Set task ▸ Leave out the pictures, and retype only the lines from the beginning of the material through the line that contains "const negPooled = [0.22, 0.02, 2.63];", including both.
-- Start --
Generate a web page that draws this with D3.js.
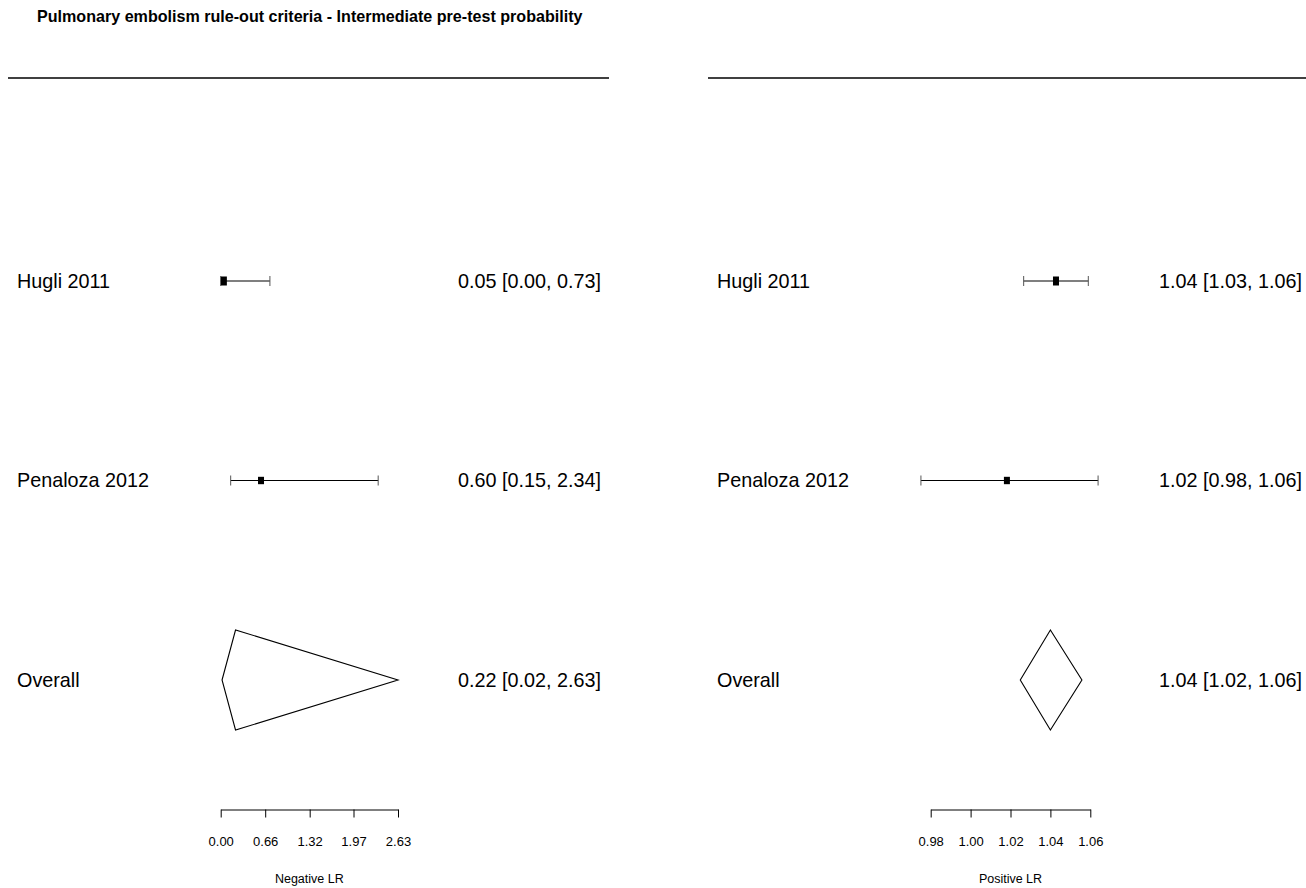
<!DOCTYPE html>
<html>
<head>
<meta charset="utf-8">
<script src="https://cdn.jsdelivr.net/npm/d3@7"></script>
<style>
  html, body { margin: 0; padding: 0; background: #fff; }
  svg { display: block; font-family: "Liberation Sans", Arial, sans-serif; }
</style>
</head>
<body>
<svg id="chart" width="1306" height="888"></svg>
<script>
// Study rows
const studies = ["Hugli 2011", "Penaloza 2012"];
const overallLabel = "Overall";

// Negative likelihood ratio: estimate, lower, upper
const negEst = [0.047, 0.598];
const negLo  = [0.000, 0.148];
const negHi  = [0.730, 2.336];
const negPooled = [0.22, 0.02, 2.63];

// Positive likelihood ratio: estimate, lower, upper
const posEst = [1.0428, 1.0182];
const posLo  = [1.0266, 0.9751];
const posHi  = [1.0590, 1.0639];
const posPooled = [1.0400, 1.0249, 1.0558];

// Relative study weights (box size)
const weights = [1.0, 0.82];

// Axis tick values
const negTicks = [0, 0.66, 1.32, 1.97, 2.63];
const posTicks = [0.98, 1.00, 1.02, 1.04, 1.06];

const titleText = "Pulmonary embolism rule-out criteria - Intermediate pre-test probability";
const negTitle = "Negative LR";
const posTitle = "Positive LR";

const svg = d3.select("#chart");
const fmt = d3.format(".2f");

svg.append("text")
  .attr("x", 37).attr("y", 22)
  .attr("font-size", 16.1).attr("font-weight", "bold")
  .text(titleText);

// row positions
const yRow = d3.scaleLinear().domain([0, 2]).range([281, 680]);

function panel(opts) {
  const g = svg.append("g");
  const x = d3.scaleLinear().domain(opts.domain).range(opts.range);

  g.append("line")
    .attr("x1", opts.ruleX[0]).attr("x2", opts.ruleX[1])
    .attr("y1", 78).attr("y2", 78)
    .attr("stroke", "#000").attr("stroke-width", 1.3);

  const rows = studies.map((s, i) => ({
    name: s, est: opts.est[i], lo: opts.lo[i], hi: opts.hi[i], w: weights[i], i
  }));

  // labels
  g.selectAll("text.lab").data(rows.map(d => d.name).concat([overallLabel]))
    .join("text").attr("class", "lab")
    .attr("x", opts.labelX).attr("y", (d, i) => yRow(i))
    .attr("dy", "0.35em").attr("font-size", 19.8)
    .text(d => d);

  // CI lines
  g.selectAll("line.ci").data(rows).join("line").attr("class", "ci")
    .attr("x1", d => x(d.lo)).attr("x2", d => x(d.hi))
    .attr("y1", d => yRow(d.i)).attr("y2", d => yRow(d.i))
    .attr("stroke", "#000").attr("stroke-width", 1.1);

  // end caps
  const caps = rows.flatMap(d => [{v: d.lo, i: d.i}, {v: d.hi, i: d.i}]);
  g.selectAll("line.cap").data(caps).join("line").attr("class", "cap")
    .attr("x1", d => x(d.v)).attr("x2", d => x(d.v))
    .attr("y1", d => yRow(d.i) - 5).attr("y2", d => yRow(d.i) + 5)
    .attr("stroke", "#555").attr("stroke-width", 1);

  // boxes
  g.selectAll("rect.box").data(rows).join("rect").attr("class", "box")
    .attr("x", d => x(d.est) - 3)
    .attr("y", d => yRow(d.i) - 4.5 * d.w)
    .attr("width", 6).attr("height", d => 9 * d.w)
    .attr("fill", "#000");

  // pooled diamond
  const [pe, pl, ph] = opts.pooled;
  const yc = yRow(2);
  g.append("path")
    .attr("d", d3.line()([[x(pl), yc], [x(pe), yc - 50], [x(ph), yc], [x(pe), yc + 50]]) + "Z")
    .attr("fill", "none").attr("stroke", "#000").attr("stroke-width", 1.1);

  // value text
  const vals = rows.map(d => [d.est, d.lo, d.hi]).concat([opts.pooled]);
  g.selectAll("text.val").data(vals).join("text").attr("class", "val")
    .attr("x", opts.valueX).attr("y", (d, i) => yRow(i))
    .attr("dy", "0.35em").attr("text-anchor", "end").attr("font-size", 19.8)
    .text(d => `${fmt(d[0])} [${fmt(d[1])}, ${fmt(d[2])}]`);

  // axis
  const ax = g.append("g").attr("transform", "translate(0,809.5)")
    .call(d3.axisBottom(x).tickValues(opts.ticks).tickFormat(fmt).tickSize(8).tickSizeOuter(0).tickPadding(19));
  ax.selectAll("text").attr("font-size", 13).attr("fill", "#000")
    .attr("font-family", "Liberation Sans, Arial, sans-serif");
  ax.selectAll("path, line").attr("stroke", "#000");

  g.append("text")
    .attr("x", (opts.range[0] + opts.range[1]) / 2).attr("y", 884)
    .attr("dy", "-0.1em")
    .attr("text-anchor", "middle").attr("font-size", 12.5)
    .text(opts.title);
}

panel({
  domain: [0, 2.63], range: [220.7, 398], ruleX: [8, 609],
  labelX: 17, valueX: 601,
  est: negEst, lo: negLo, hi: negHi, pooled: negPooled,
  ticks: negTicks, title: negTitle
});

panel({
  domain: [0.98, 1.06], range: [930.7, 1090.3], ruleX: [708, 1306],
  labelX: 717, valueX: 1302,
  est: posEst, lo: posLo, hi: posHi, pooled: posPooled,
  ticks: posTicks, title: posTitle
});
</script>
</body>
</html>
-- End --
Output of the exercise ▸
Generate a web page that draws this with D3.js.
<!DOCTYPE html>
<html>
<head>
<meta charset="utf-8">
<script src="https://cdn.jsdelivr.net/npm/d3@7"></script>
<style>
  html, body { margin: 0; padding: 0; background: #fff; }
  svg { display: block; font-family: "Liberation Sans", Arial, sans-serif; }
</style>
</head>
<body>
<svg id="chart" width="1306" height="888"></svg>
<script>
// Study rows
const studies = ["Hugli 2011", "Penaloza 2012"];
const overallLabel = "Overall";

// Negative likelihood ratio: estimate, lower, upper
const negEst = [0.047, 0.598];
const negLo  = [0.000, 0.148];
const negHi  = [0.730, 2.336];
const negPooled = [0.22, 0.02, 2.63];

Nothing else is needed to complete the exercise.